Publicado em: outubro 30, 2025 por Dra. Júlia Morelli d'Avila

Outubro termina, novembro começa e o silêncio é impossível, e ainda que fosse, chega a ser ensurdecedor.

Enquanto Outubro se despede com suas campanhas de autocuidado, damos início ao mês de novembro, carregado de memória, luta e identidade, éo mês da Consciência Negra.

Essa data não celebra apenas um marco histórico, mas denuncia um presente em que corpos negros seguem sendo alvo de políticas seletivas de morte.

Neste ano, o mês se inicia sob a sombra de mais uma chacina no Rio de Janeiro, resultado de uma megaoperação policial que escancara a necropolítica como prática institucionalizada.

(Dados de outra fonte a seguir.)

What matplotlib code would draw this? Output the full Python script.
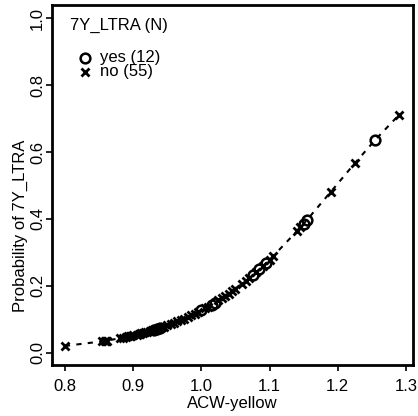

O que assistimos nos últimos dias não é novo, mas deveria nos chocar como se fosse: mais uma operação policial, coordenada pelo governador Cláudio Castro, transformando o território de vida das favelas em palco de morte.

Mais uma vez, o noticiário brasileiro é manchado com o sangue de jovens negros assassinados em favelas, tendo seus lares destruídos, suas histórias interrompidas e um discurso oficial que continua legitimando a barbárie.

Enquanto o Estado chama de “ação de segurança pública”, eu chamo pelo nome que precisa ser dito: necropolítica.

O que é necropolítica nas favelas brasileiras?

Definição e origem do conceito

Necropolítica é um termo cunhado pelo filósofo Achille Mbembe, que define o uso do poder estatal para determinar quem pode viver e quem deve morrer, no Brasil, essa decisão de vida ou morte mira, quase sempre, o corpo preto, pobre e periférico.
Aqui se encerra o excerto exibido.